### Given exercise
Write the listing below out again exactly, dropping the images.

### Material
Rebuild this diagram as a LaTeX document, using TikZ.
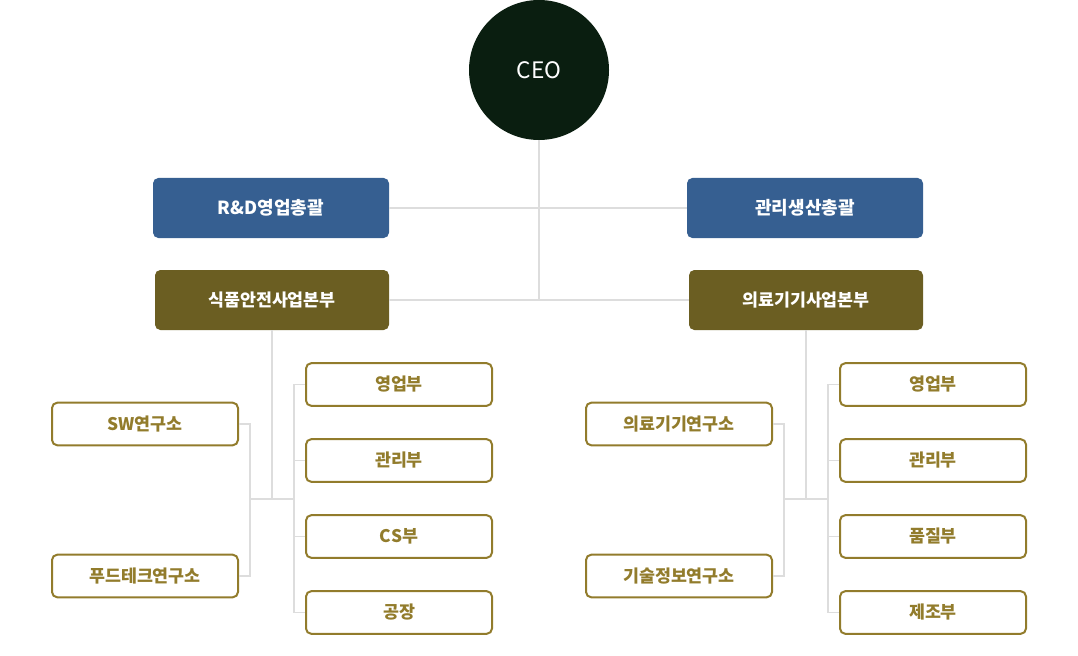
\documentclass[tikz,border=0pt]{standalone}
\usepackage{fontspec}
\setmainfont{Noto Sans CJK KR}
\usepackage{tikz}

\definecolor{ceogreen}{RGB}{10,30,16}
\definecolor{hqblue}{RGB}{54,95,145}
\definecolor{divolive}{RGB}{107,94,34}
\definecolor{deptgold}{RGB}{146,124,44}
\definecolor{linkgray}{RGB}{221,221,221}

\tikzset{
    ceo/.style={circle, fill=ceogreen, text=white, minimum size=105pt, inner sep=0pt, font=\fontsize{17}{20}\selectfont},
    headbox/.style={rounded corners=4pt, fill=hqblue, text=white, minimum width=177pt, minimum height=45pt, inner sep=0pt, font=\fontsize{13.5}{16}\selectfont\bfseries},
    divbox/.style={rounded corners=4pt, fill=divolive, text=white, minimum width=175.5pt, minimum height=45pt, inner sep=0pt, font=\fontsize{13}{16}\selectfont\bfseries},
    deptbox/.style={rounded corners=4pt, draw=deptgold, line width=1.5pt, fill=white, text=deptgold, minimum width=139.5pt, minimum height=32pt, inner sep=0pt, font=\fontsize{13}{16}\selectfont\bfseries},
    link/.style={linkgray, line width=1.1pt}
}

\begin{document}
\begin{tikzpicture}[x=0.75pt, y=-0.75pt]

    \useasboundingbox (0,0) rectangle (1078,656);

    % 1. CEO and the two top rows
    \node[ceo] (ceo) at (539,70) {CEO};

    \node[headbox] (rdhq) at (271,208) {R\&D영업총괄};
    \node[headbox] (mphq) at (805,208) {관리생산총괄};

    \node[divbox] (food) at (272,300) {식품안전사업본부};
    \node[divbox] (med)  at (806,300) {의료기기사업본부};

    \draw[link] (ceo.south) -- (ceo.south |- food.east);
    \draw[link] (rdhq.east) -- (mphq.west);
    \draw[link] (food.east) -- (med.west);

    % 2. Food safety division: labs on the left, departments on the right
    \node[deptbox] (swlab)   at (145,424) {SW연구소};
    \node[deptbox] (techlab) at (145,576) {푸드테크연구소};

    \foreach \name/\txt/\y in {fsales/영업부/384.5, fadmin/관리부/460.5, fcs/CS부/536.5, fplant/공장/612.5} {
        \node[deptbox] (\name) at (399,\y) {\txt};
    }

    \coordinate (fjl) at (250,499);
    \coordinate (fjr) at (294,499);

    \draw[link] (food.south) -- (food.south |- fjl);
    \draw[link] (swlab.east) -| (fjl) |- (techlab.east);
    \draw[link] (fjl) -- (fjr);
    \draw[link] (fsales.west) -| (fjr) |- (fplant.west);
    \draw[link] (fadmin.west) -- (fadmin.west -| fjr);
    \draw[link] (fcs.west) -- (fcs.west -| fjr);

    % 3. Medical device division: labs on the left, departments on the right
    \node[deptbox] (medlab)  at (679,424) {의료기기연구소};
    \node[deptbox] (infolab) at (679,576) {기술정보연구소};

    \foreach \name/\txt/\y in {msales/영업부/384.5, madmin/관리부/460.5, mqual/품질부/536.5, mmake/제조부/612.5} {
        \node[deptbox] (\name) at (933,\y) {\txt};
    }

    \coordinate (mjl) at (784,499);
    \coordinate (mjr) at (828,499);

    \draw[link] (med.south) -- (med.south |- mjl);
    \draw[link] (medlab.east) -| (mjl) |- (infolab.east);
    \draw[link] (mjl) -- (mjr);
    \draw[link] (msales.west) -| (mjr) |- (mmake.west);
    \draw[link] (madmin.west) -- (madmin.west -| mjr);
    \draw[link] (mqual.west) -- (mqual.west -| mjr);

\end{tikzpicture}
\end{document}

### Solution for this exercise
Rebuild this diagram as a LaTeX document, using TikZ.
\documentclass[tikz,border=0pt]{standalone}
\usepackage{fontspec}
\setmainfont{Noto Sans CJK KR}
\usepackage{tikz}

\definecolor{ceogreen}{RGB}{10,30,16}
\definecolor{hqblue}{RGB}{54,95,145}
\definecolor{divolive}{RGB}{107,94,34}
\definecolor{deptgold}{RGB}{146,124,44}
\definecolor{linkgray}{RGB}{221,221,221}

\tikzset{
    ceo/.style={circle, fill=ceogreen, text=white, minimum size=105pt, inner sep=0pt, font=\fontsize{17}{20}\selectfont},
    headbox/.style={rounded corners=4pt, fill=hqblue, text=white, minimum width=177pt, minimum height=45pt, inner sep=0pt, font=\fontsize{13.5}{16}\selectfont\bfseries},
    divbox/.style={rounded corners=4pt, fill=divolive, text=white, minimum width=175.5pt, minimum height=45pt, inner sep=0pt, font=\fontsize{13}{16}\selectfont\bfseries},
    deptbox/.style={rounded corners=4pt, draw=deptgold, line width=1.5pt, fill=white, text=deptgold, minimum width=139.5pt, minimum height=32pt, inner sep=0pt, font=\fontsize{13}{16}\selectfont\bfseries},
    link/.style={linkgray, line width=1.1pt}
}

\begin{document}
\begin{tikzpicture}[x=0.75pt, y=-0.75pt]

    \useasboundingbox (0,0) rectangle (1078,656);

    % 1. CEO and the two top rows
    \node[ceo] (ceo) at (539,70) {CEO};

    \node[headbox] (rdhq) at (271,208) {R\&D영업총괄};
    \node[headbox] (mphq) at (805,208) {관리생산총괄};

    \node[divbox] (food) at (272,300) {식품안전사업본부};
    \node[divbox] (med)  at (806,300) {의료기기사업본부};

    \draw[link] (ceo.south) -- (ceo.south |- food.east);
    \draw[link] (rdhq.east) -- (mphq.west);
    \draw[link] (food.east) -- (med.west);

    % 2. Food safety division: labs on the left, departments on the right
    \node[deptbox] (swlab)   at (145,424) {SW연구소};
    \node[deptbox] (techlab) at (145,576) {푸드테크연구소};

    \foreach \name/\txt/\y in {fsales/영업부/384.5, fadmin/관리부/460.5, fcs/CS부/536.5, fplant/공장/612.5} {
        \node[deptbox] (\name) at (399,\y) {\txt};
    }

    \coordinate (fjl) at (250,499);
    \coordinate (fjr) at (294,499);

    \draw[link] (food.south) -- (food.south |- fjl);
    \draw[link] (swlab.east) -| (fjl) |- (techlab.east);
    \draw[link] (fjl) -- (fjr);
    \draw[link] (fsales.west) -| (fjr) |- (fplant.west);
    \draw[link] (fadmin.west) -- (fadmin.west -| fjr);
    \draw[link] (fcs.west) -- (fcs.west -| fjr);

    % 3. Medical device division: labs on the left, departments on the right
    \node[deptbox] (medlab)  at (679,424) {의료기기연구소};
    \node[deptbox] (infolab) at (679,576) {기술정보연구소};

    \foreach \name/\txt/\y in {msales/영업부/384.5, madmin/관리부/460.5, mqual/품질부/536.5, mmake/제조부/612.5} {
        \node[deptbox] (\name) at (933,\y) {\txt};
    }

    \coordinate (mjl) at (784,499);
    \coordinate (mjr) at (828,499);

    \draw[link] (med.south) -- (med.south |- mjl);
    \draw[link] (medlab.east) -| (mjl) |- (infolab.east);
    \draw[link] (mjl) -- (mjr);
    \draw[link] (msales.west) -| (mjr) |- (mmake.west);
    \draw[link] (madmin.west) -- (madmin.west -| mjr);
    \draw[link] (mqual.west) -- (mqual.west -| mjr);

\end{tikzpicture}
\end{document}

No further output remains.